When Two Tribes Go To War
Sydney. London. Toronto.

In their oft quoted study “Why do humans reason?”1 French cognitive scientists Dan Sperber and Hugo Mercier reviewed the social and cognitive psychology literature and concluded that our reasoning faculties evolved not to pursue truth but to provide arguments supporting views we already hold. The comfort seeking behaviour of confirmation bias suggests we are all unreliable narrators in Kurosawa’s universe. While reason sharpens the lawyerly reflexes required for ideological dodgeball, it has little interest in comprehending the whole elephant.

Instead, the ‘homophily principle’2 has clustered likeminded individuals together in the realm of social media. In their 2017 study, Professor William Brady and his colleagues from New York University found that the use of emotional language is pivotal in increasing the circulation of tweets expressing political ideas. Furthermore, dissemination of such tweets was greater within liberal and conservative circles but lower between them. This digital balkanisation has created echo chambers insulated from each others’ viewpoints. When tweets fly outside their locus of comfort, a reflexive charge of moral exhibitionism awaits them, rather than nuanced critique. Performative condemnation wrapped in soundbites reigns supreme in the attention economy.

Confined within ideological silos and betrayed by reason, is there any way to avoid the nights that turned into mornings as friends turned into foes because political discussions turned into personal diatribes? Before contesting an opponent’s argument, psychologist and game theorist Anatol Rapoport suggested taking two essential and universally applicable steps in the interests of honest and constructive discussion. First, reiterate your opponent’s position in a coherent and fair-minded manner to ensure that you are tackling the strongest version of their argument. Second, itemise any points of agreement and explain what these have taught you. Once these conditions have been satisfied, only then can you critique their position.

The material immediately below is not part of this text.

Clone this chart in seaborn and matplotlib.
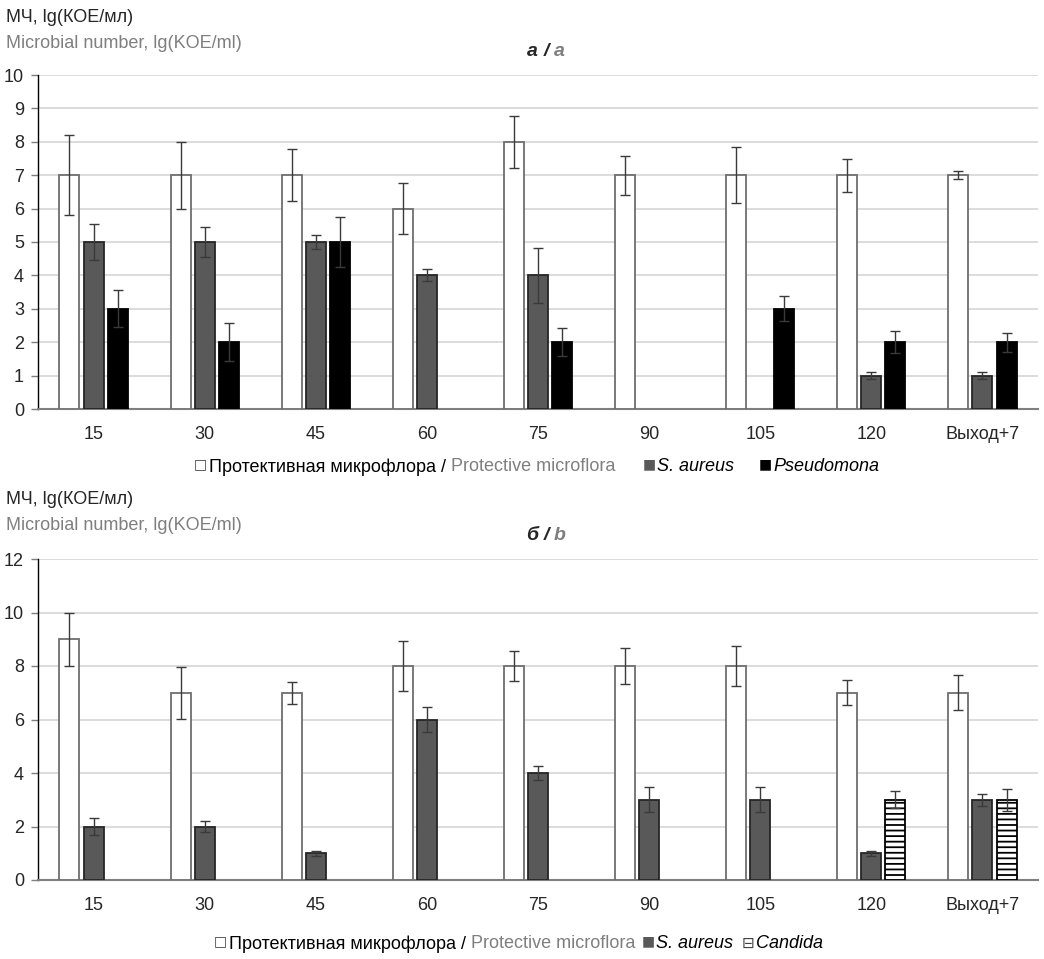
import numpy as np
import pandas as pd
import matplotlib
matplotlib.use("Agg")
import matplotlib.pyplot as plt
import seaborn as sns

# categories (time points)
times = ["15", "30", "45", "60", "75", "90", "105", "120", "Выход+7"]

# panel a / a
prot_a = [7, 7, 7, 6, 8, 7, 7, 7, 7]
prot_a_err = [1.2, 1.0, 0.77, 0.77, 0.78, 0.58, 0.83, 0.5, 0.12]
saur_a = [5, 5, 5, 4, 4, np.nan, np.nan, 1, 1]
saur_a_err = [0.53, 0.45, 0.22, 0.18, 0.83, np.nan, np.nan, 0.1, 0.1]
pseu_a = [3, 2, 5, np.nan, 2, np.nan, 3, 2, 2]
pseu_a_err = [0.55, 0.57, 0.75, np.nan, 0.42, np.nan, 0.37, 0.33, 0.28]

# panel б / b
prot_b = [9, 7, 7, 8, 8, 8, 8, 7, 7]
prot_b_err = [1.0, 0.97, 0.42, 0.94, 0.57, 0.66, 0.75, 0.46, 0.65]
saur_b = [2, 2, 1, 6, 4, 3, 3, 1, 3]
saur_b_err = [0.3, 0.22, 0.1, 0.46, 0.28, 0.46, 0.46, 0.1, 0.22]
cand_b = [np.nan, np.nan, np.nan, np.nan, np.nan, np.nan, np.nan, 3, 3]
cand_b_err = [np.nan, np.nan, np.nan, np.nan, np.nan, np.nan, np.nan, 0.31, 0.41]

groups_a = ["prot", "saur", "pseu"]
groups_b = ["prot", "saur", "cand"]

face = {"prot": "white", "saur": "#595959", "pseu": "black", "cand": "white"}
edge = {"prot": "#6e6e6e", "saur": "#262626", "pseu": "black", "cand": "black"}

GRAY_TXT = "#7f7f7f"
FONT = ["Liberation Sans", "DejaVu Sans"]
FS = 13

sns.set_style("white")
plt.rcParams["font.family"] = FONT
plt.rcParams["hatch.linewidth"] = 1.3


def long_df(names, series, errs):
    rows = []
    for name, vals, ee in zip(names, series, errs):
        for t, v, e in zip(times, vals, ee):
            rows.append({"time": t, "group": name, "value": v, "err": e})
    return pd.DataFrame(rows)


def draw(ax, df, names, ymax, step):
    sns.barplot(data=df, x="time", y="value", hue="group", order=times,
                hue_order=names, palette=face, width=0.65, gap=0.17,
                errorbar=None, legend=False, ax=ax, zorder=3)
    for cont, name in zip(ax.containers, names):
        sub = df[df.group == name].dropna(subset=["value"])
        for bar, (_, row) in zip(cont, sub.iterrows()):
            bar.set_edgecolor(edge[name])
            bar.set_linewidth(1.3)
            if name == "cand":
                bar.set_hatch("---")
            x = bar.get_x() + bar.get_width() / 2
            ax.errorbar(x, bar.get_height(), yerr=row.err, fmt="none",
                        ecolor="#3a3a3a", elinewidth=1, capsize=3.6,
                        capthick=1, zorder=4)
    ax.set_xlim(-0.5, 8.5)
    ax.set_ylim(0, ymax)
    ax.set_yticks(np.arange(0, ymax + 1, step))
    ax.yaxis.grid(True, color="#d9d9d9", lw=1.3, zorder=0)
    ax.set_axisbelow(True)
    ax.set_xlabel("")
    ax.set_ylabel("")
    for s in ["top", "right"]:
        ax.spines[s].set_visible(False)
    ax.spines["left"].set_color("black")
    ax.spines["left"].set_linewidth(1)
    ax.spines["bottom"].set_color("#7f7f7f")
    ax.spines["bottom"].set_linewidth(1.5)
    ax.tick_params(axis="y", left=True, length=5, width=1, color="#7f7f7f",
                   labelsize=FS, pad=5)
    ax.tick_params(axis="x", bottom=False, labelsize=FS, pad=9)


def text_chain(ax, fig, x, y, pieces):
    # pieces: (text, color, style, gap in points before, size, raise in points)
    txt, col, sty, _, fs, dy = pieces[0]
    prev = fig.text(x, y + dy * 100 / 72 / 959, txt, color=col, fontsize=fs,
                    va="center", ha="left", **sty)
    for txt, col, sty, pad, fs, dy in pieces[1:]:
        prev = ax.annotate(txt, xy=(1, y), xycoords=(prev, "figure fraction"),
                           xytext=(pad, dy), textcoords="offset points",
                           color=col, fontsize=fs, va="center", ha="left",
                           annotation_clip=False, **sty)


fig = plt.figure(figsize=(10.44, 9.59), dpi=100)
ax_a = fig.add_axes([38 / 1044, 1 - 409 / 959, 1000 / 1044, 334 / 959])
ax_b = fig.add_axes([38 / 1044, 1 - 880 / 959, 1000 / 1044, 321 / 959])

df_a = long_df(groups_a, [prot_a, saur_a, pseu_a], [prot_a_err, saur_a_err, pseu_a_err])
df_b = long_df(groups_b, [prot_b, saur_b, cand_b], [prot_b_err, saur_b_err, cand_b_err])

draw(ax_a, df_a, groups_a, 10, 1)
draw(ax_b, df_b, groups_b, 12, 2)

# y titles
for y0 in [18, 500]:
    fig.text(6 / 1044, 1 - y0 / 959, "МЧ, lg(КОЕ/мл)", fontsize=FS,
             va="center", ha="left")
    fig.text(6 / 1044, 1 - (y0 + 25) / 959, "Microbial number, lg(KOE/ml)",
             fontsize=FS, color=GRAY_TXT, va="center", ha="left")

# panel titles
for y0, left, right in [(52, "а", "a"), (535, "б", "b")]:
    yy = 1 - y0 / 959
    kw = dict(fontsize=14, fontweight="bold", fontstyle="italic", va="center")
    fig.text(546 / 1044, yy, "/", ha="center", **kw)
    fig.text(538 / 1044, yy, left, ha="right", **kw)
    fig.text(554 / 1044, yy, right, ha="left", color=GRAY_TXT, **kw)

# legends
plain = {}
ital = {"fontstyle": "italic"}
mark = {"family": ["DejaVu Sans"]}
up = 2.0
text_chain(ax_a, fig, 194 / 1044, 1 - 467 / 959, [
    ("□", "#404040", mark, 0, 10, up),
    ("Протективная микрофлора / ", "black", plain, 1, FS, 0),
    ("Protective microflora", GRAY_TXT, plain, 0, FS, 0),
    ("■", "#595959", mark, 20, 10, up),
    ("S. aureus", "black", ital, 1, FS, 0),
    ("■", "black", mark, 18, 10, up),
    ("Pseudomona", "black", ital, 1, FS, 0),
])
text_chain(ax_b, fig, 214 / 1044, 1 - 944 / 959, [
    ("□", "#404040", mark, 0, 10, up),
    ("Протективная микрофлора / ", "black", plain, 1, FS, 0),
    ("Protective microflora", GRAY_TXT, plain, 0, FS, 0),
    ("■", "#595959", mark, 5, 10, up),
    ("S. aureus", "black", ital, 1, FS, 0),
    ("⊟", "#404040", mark, 6, 11, 0.5),
    ("Candida", "black", ital, 1, FS, 0),
])

fig.savefig("out.png", dpi=100, facecolor="white")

Step one has been termed as ‘steel manning,’ and it is both the antonym and the antidote to ‘straw manning.’ Successfully attacking a lacklustre idea should not be confused with a demonstration of the strength of one’s own position. Steel manning is a necessary requirement for intellectual honesty in any battle of ideas. Charitably articulating any points of agreement allows for common ground to be located, however fractured that ground may be. Listing learning points orientates the discussion so that it may proceed fruitfully and in a spirit of generosity and decorum. If we pre-judge our ideological opponents to be morally bankrupt whilst blithely assuming the unimpeachable virtue of our own motives, we forgo the pursuit of truth for the practice of hypocrisy. Ideas and cognitive biases are what ought to be on trial, not moral character.

Readers of the New York Times should also make time to read the National Review. Those who read The Telegraph should extend that courtesy to The Guardian. Every Brexiteer should be able to articulate a Remainer’s strongest case (and vice versa) before rejecting it. Even Trump deserves an admission (however difficult) of his achievements (however few) from his most strident critics. It is worth noting that the most airtight and scathing criticism of an ideology is usually delivered by those who once espoused it – for they have been psychologically intimate with both its appeal and its flaws.

The realisation and acceptance of error can be akin to a mystical experience, the intensity of which correlates with the sacredness of the cow in question. If dialogue is to be constructive, we should ruminate on the sacred before we surrender to the excitement of the slaughter.

References:

1 Mercier, H., & Sperber, D. (2011). Why do humans reason? Arguments for an argumentative theory. Behavioral and Brain Sciences, 34(2), 57-74. doi:10.1017/S0140525X10000968
2 M. McPherson, L. Smith-Lovin, and J. M. Cook. Birds of a feather: Homophily in social networks. Annual Review of Sociology, 27(1):415-444, 2001.